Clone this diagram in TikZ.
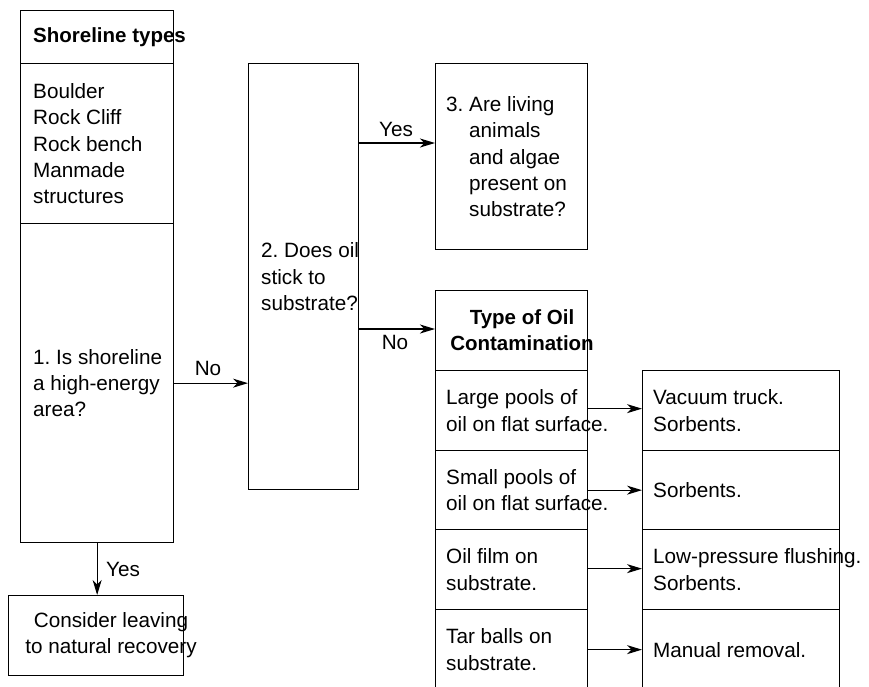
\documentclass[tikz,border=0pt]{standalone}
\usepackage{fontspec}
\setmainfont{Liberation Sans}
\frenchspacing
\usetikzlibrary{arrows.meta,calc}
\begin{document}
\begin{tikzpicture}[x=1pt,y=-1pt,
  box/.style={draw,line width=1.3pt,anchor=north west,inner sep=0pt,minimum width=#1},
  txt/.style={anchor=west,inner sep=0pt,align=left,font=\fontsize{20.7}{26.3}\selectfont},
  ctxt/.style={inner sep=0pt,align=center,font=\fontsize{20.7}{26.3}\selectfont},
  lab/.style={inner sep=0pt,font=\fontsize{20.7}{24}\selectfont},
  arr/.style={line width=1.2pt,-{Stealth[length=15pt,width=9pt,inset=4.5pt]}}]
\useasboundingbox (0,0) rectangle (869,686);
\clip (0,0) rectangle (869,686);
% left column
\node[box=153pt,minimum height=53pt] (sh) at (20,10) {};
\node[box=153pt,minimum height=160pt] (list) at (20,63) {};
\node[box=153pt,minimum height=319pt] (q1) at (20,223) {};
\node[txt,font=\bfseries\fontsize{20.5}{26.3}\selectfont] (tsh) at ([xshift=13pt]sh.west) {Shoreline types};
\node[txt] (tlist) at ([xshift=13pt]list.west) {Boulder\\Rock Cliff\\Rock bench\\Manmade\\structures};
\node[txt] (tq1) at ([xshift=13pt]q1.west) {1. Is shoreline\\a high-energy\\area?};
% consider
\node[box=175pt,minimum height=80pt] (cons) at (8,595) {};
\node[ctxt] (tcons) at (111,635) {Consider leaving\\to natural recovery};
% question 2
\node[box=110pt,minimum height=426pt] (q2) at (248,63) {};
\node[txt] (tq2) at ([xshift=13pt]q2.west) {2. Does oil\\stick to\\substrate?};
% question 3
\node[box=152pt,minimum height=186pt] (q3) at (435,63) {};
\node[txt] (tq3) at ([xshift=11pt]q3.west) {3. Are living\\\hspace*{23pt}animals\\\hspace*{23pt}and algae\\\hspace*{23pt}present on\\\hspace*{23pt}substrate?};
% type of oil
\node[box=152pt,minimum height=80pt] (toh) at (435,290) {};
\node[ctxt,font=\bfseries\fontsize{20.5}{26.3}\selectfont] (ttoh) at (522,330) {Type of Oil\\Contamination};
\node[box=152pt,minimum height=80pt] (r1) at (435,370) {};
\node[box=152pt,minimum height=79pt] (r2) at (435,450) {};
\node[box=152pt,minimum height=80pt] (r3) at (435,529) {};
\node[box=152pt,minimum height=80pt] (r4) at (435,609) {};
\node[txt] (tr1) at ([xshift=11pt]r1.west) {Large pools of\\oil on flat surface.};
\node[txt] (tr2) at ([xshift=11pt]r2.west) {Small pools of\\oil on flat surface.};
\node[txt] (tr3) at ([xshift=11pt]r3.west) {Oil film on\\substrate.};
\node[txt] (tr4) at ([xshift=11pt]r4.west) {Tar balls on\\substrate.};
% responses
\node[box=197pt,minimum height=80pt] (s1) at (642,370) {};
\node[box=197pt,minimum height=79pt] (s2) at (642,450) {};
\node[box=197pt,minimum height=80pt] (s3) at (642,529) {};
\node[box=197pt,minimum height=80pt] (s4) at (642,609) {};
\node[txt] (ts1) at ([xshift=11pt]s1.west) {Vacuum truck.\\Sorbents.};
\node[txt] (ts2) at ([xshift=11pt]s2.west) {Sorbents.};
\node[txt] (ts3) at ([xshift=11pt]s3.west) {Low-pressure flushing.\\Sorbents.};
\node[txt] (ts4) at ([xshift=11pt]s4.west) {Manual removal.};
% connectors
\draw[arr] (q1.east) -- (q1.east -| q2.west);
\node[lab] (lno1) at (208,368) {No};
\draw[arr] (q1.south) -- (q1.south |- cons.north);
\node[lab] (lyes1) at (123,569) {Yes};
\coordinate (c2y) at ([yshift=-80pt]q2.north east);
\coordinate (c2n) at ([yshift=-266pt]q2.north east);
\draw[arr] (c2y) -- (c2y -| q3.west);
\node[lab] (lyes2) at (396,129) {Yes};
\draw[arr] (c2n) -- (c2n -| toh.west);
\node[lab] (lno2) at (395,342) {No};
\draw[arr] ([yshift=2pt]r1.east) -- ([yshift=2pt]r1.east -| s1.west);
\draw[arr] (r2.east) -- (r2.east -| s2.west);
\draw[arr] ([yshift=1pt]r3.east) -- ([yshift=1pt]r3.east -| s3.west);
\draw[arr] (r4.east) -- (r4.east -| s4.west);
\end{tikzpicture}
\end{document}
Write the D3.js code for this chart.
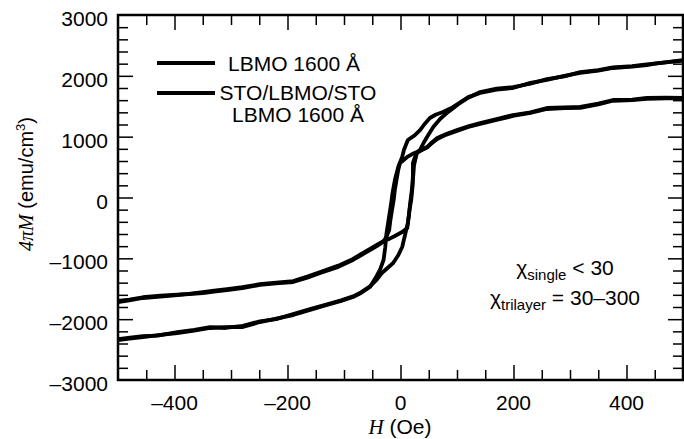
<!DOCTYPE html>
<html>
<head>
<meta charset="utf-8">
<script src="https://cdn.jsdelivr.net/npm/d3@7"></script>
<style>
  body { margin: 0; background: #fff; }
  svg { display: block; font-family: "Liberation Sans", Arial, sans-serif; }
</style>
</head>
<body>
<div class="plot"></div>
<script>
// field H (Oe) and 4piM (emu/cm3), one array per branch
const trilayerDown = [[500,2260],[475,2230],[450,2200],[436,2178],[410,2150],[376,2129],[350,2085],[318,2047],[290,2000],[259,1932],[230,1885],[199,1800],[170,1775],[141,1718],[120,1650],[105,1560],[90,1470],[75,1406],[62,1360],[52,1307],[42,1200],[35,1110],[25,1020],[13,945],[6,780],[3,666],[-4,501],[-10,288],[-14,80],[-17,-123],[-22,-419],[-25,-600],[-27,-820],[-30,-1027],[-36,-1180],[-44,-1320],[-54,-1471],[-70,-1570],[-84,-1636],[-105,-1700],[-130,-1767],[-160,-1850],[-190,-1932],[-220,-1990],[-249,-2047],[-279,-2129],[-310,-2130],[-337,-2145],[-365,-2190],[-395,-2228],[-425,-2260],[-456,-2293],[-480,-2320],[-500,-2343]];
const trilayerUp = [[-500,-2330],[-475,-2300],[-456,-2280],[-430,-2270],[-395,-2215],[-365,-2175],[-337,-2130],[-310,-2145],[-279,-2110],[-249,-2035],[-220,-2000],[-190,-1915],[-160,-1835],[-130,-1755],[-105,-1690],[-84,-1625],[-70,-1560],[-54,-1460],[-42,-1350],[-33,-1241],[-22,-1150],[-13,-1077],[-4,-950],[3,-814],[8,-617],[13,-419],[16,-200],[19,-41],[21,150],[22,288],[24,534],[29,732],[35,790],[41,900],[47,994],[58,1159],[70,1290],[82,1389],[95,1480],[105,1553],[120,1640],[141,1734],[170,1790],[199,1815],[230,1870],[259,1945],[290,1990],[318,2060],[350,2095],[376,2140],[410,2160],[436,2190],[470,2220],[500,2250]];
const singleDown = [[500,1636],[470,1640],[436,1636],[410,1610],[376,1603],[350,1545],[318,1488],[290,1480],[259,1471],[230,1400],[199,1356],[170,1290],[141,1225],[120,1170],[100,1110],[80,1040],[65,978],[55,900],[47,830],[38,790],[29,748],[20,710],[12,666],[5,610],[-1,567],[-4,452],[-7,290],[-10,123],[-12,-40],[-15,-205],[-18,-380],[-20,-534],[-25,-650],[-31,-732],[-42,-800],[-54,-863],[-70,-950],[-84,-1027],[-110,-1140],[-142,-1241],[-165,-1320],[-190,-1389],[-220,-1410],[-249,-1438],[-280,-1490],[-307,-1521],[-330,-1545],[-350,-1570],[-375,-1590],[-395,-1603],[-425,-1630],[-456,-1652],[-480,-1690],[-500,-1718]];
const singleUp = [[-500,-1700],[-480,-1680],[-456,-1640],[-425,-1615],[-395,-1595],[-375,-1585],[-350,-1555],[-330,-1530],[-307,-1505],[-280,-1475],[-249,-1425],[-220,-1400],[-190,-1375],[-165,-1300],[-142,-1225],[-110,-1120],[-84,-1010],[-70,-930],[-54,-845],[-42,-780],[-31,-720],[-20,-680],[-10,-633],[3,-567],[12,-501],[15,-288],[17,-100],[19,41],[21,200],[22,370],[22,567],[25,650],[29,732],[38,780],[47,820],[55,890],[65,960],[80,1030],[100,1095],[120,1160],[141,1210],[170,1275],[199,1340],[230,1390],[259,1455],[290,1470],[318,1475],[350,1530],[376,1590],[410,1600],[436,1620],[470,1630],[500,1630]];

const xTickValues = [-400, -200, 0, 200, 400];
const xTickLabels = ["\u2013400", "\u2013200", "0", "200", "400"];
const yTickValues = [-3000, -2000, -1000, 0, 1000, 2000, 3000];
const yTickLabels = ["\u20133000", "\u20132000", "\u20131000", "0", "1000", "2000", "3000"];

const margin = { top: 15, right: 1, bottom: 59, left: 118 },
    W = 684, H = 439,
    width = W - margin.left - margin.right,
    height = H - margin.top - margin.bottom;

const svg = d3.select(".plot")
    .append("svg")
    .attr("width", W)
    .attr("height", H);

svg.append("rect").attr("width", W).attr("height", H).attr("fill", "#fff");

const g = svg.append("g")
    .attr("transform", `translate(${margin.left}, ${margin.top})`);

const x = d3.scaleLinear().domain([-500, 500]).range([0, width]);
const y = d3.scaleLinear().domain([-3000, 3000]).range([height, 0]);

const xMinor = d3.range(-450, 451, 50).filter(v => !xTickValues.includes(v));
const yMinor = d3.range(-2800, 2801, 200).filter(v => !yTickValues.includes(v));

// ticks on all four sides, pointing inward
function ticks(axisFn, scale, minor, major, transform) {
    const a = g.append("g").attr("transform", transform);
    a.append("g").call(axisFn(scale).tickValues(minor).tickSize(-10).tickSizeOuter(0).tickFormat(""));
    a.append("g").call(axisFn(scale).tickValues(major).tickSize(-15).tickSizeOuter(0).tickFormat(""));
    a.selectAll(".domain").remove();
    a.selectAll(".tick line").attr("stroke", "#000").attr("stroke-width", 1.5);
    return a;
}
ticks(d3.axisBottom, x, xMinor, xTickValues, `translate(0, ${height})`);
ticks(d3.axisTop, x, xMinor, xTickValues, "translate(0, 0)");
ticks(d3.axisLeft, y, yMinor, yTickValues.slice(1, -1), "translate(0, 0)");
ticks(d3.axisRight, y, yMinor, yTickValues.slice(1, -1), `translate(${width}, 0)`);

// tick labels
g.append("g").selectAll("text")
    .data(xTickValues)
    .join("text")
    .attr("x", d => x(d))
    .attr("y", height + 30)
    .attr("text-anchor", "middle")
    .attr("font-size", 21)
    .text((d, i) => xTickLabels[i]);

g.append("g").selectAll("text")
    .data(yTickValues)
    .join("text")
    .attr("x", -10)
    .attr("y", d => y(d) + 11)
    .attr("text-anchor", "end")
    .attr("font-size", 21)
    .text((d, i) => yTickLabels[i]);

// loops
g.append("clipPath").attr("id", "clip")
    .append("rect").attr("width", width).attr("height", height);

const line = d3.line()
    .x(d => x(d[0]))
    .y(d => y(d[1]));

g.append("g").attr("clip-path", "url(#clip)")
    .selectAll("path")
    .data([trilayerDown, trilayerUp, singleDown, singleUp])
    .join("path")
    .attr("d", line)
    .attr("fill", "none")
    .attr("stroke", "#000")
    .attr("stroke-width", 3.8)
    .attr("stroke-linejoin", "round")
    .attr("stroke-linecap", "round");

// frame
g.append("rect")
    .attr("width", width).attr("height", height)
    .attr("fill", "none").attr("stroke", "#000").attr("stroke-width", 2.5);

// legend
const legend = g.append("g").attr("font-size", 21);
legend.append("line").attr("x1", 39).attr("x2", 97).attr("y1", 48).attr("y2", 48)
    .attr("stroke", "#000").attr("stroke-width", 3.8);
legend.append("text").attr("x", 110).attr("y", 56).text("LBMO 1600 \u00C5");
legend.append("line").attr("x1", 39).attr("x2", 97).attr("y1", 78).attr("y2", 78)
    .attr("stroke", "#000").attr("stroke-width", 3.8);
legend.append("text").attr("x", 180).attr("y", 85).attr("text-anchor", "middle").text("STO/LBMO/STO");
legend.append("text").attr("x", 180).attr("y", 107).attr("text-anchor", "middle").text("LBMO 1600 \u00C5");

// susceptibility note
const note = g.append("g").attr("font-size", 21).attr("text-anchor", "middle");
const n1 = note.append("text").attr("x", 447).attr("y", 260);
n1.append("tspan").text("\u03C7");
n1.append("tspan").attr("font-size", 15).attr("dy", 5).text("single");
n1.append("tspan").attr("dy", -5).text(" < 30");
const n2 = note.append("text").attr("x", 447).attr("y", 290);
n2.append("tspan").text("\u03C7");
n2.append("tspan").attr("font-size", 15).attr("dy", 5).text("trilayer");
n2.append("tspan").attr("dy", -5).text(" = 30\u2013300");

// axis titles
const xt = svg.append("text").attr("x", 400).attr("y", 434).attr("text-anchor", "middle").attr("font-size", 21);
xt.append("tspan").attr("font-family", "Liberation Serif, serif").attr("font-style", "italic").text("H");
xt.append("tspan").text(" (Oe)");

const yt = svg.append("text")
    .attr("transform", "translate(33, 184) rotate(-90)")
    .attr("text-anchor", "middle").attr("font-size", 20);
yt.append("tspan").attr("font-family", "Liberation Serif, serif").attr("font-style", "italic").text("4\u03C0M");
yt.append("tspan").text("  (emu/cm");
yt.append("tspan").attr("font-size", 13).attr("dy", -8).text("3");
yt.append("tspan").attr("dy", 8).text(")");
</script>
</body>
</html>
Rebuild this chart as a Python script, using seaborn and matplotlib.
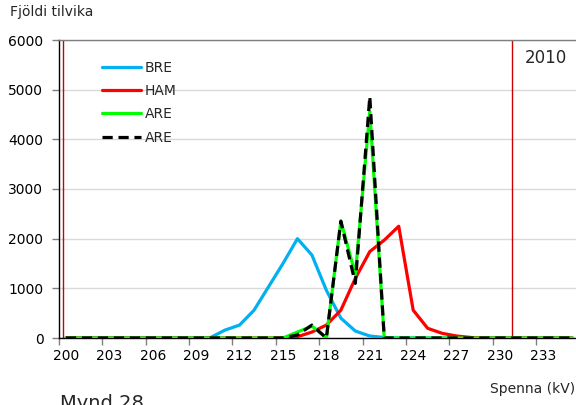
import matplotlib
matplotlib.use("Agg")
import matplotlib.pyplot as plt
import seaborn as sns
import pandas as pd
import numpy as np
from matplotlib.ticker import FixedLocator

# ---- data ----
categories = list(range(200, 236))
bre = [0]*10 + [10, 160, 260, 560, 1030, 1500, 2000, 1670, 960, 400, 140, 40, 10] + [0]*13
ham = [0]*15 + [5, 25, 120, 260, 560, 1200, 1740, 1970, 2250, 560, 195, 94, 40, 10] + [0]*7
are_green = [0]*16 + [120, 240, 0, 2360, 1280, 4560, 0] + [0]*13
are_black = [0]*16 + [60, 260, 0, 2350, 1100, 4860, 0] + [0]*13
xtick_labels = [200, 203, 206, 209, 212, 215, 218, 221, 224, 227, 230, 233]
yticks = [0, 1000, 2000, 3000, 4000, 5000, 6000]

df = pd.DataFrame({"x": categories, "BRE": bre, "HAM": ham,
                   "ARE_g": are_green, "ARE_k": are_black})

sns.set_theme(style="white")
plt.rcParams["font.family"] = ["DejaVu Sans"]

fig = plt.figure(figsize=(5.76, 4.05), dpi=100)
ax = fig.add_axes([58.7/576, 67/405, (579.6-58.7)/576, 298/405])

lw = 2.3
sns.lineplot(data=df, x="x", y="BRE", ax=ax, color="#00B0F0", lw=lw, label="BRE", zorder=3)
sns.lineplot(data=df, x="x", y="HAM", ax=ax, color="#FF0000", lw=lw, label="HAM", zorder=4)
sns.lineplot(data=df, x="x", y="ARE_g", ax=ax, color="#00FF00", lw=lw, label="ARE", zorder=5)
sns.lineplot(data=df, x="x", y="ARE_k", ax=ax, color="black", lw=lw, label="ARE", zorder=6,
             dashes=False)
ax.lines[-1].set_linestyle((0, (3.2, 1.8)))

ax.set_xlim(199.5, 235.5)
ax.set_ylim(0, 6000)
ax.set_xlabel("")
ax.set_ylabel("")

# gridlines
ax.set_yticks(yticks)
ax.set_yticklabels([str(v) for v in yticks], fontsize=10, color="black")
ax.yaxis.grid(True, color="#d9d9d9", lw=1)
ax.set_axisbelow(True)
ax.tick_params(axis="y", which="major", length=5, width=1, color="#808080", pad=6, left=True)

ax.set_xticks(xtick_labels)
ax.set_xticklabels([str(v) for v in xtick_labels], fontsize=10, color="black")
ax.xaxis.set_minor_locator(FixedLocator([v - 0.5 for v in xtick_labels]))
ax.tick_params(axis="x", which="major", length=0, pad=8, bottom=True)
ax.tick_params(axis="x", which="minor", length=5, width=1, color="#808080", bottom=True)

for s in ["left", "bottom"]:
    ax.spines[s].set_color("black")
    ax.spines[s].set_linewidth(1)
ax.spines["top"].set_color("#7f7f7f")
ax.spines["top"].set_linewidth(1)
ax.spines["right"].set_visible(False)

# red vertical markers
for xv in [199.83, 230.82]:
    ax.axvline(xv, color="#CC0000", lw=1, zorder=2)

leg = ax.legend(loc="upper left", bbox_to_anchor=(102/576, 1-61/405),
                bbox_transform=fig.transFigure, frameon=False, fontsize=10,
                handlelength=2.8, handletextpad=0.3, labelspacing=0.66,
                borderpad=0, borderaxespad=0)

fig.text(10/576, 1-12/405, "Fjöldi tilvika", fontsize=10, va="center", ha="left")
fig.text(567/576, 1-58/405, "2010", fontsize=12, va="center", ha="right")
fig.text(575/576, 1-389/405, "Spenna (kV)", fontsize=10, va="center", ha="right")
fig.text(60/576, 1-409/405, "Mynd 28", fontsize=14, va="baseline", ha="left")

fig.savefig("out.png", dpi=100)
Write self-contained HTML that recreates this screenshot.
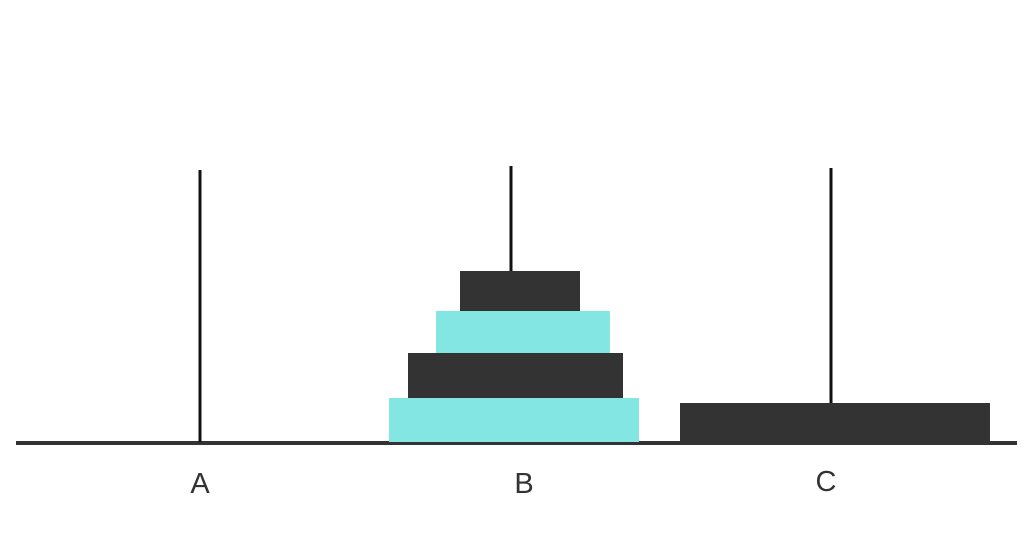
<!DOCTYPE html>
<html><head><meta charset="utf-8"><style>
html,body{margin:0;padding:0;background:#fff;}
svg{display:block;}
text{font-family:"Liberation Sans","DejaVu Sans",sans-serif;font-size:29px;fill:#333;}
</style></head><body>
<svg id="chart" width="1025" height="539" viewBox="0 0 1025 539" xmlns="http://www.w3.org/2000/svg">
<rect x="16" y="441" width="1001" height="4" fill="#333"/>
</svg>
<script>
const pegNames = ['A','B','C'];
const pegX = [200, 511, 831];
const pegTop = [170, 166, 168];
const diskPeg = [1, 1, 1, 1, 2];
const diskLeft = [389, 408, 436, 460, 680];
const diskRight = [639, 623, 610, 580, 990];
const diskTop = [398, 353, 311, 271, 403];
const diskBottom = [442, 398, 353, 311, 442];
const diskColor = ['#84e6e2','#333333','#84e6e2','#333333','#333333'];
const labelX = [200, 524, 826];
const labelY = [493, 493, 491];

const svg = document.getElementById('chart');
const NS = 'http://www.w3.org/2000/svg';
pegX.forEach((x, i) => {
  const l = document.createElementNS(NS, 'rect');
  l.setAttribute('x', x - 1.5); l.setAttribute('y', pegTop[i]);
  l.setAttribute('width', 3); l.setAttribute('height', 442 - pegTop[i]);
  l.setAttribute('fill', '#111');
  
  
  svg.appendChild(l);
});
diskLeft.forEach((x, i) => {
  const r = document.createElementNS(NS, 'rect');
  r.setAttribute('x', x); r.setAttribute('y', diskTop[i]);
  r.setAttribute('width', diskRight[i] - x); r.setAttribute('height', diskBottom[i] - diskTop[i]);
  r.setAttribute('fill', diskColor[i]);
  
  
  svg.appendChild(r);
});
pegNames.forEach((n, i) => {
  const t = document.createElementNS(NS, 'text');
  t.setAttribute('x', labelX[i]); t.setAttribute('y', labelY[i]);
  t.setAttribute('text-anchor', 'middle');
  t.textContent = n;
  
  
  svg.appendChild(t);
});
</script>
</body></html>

- - - -

Give back, unchanged, each line from the one containing "Rebuild this chart" through the one containing "from matplotlib.ticker import FixedLocator". Pictures are to be left out.

Rebuild this chart as a Python script, using seaborn and matplotlib.
import matplotlib
matplotlib.use("Agg")
import matplotlib.pyplot as plt
import seaborn as sns
import pandas as pd
import numpy as np
from matplotlib.ticker import FixedLocator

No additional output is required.